Strategic management focuses on how an organization uses a strategic planning process to make decisions. All managerial actions must theoretically match an organization's central goals and department-level operational goals. Ethical issues in strategically managed organizations surface when managers make decisions to advance goals that have negative consequences.


One of the biggest problems a company could face in terms of corruption occurs when a manager or another powerful person uses a position of power to make deals that benefit himself while not benefiting the company or its stakeholders, including shareholders and workers.
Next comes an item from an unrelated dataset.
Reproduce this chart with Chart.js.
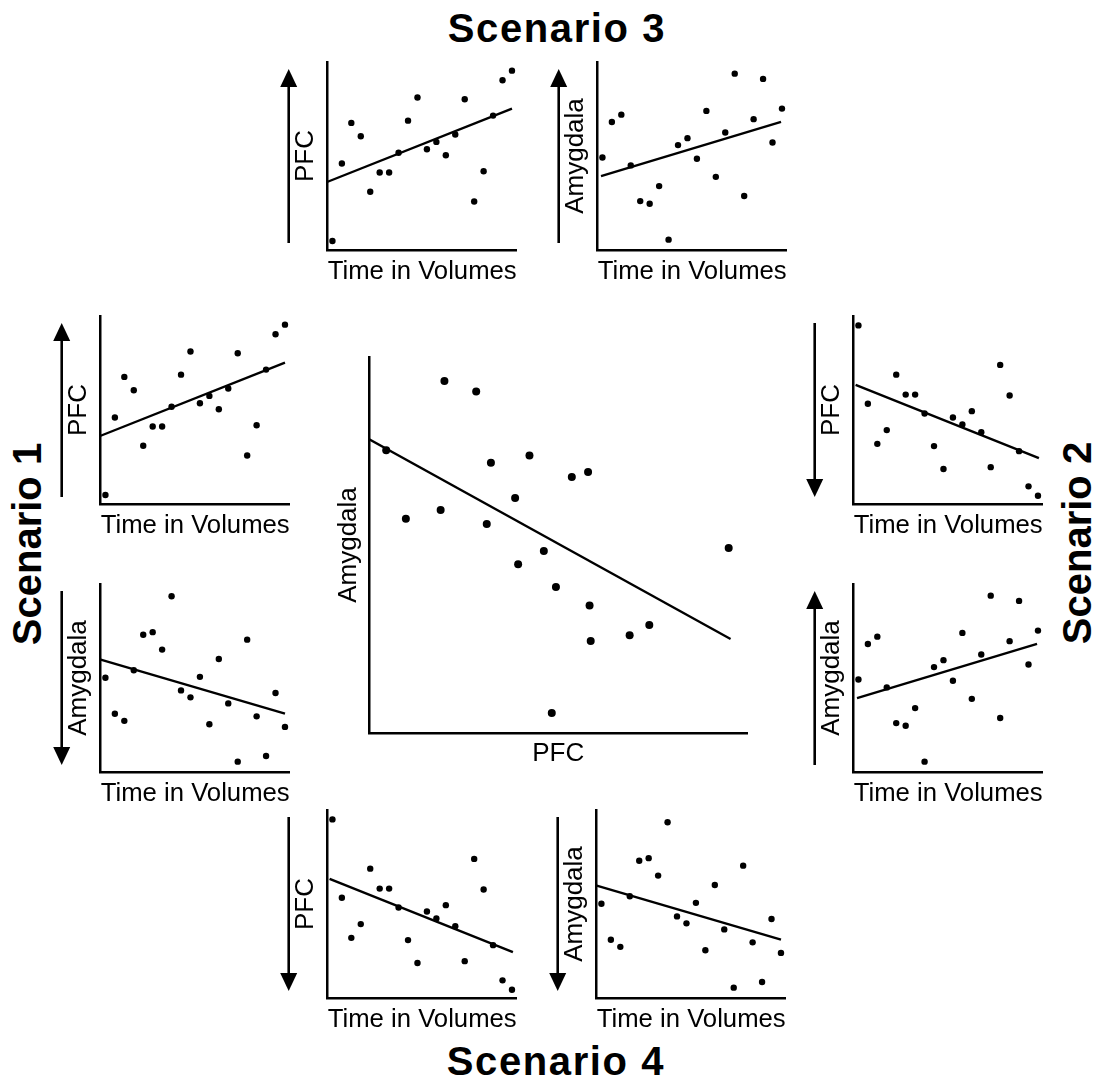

A company must define a code of ethics to hold all of its employees accountable for their decisions, including prohibiting them from using their business relationships, knowledge, equipment and other resources belonging to the company for personal financial gain.

Social Impact

A business strategy may call for finding the most cost-effective ways to produce goods for the company. For example, contracting out to factories in developing countries because labor and materials are cheaper could save tons of money for the company; however, the social impact for the company brand might not be worth it if workers are employed in sweatshops with very low wages and poor working environments. A company must consider the ethics of services it pays for inside and outside of the country to demonstrate its social responsibility.

Public Interest

Companies can develop and operate in such a large arena that the amount of resources they control makes them more powerful than a small or resource-poor country. In this way, the decisions of the company that seem to benefit one part of the company and be in the public interest and economic interest for one country might hurt the interests of another country. A company should study the impact of its business strategies across national borders and within regions and smaller communities to gauge whether they are in the public interest.

Environmental Impact

Companies also take actions that negatively affect the natural environment, such as pollution and natural resource exploitation, in one or more operational locations. A firm can make better decisions and protect the environment using standards of an environmental management system. This system might include standards shared by companies in the same industrial or commercial sector, including compliance with laws and regulations, studying health and safety effects of business practices and products, and working with the public and government agencies in an open way to comply with acceptable standards.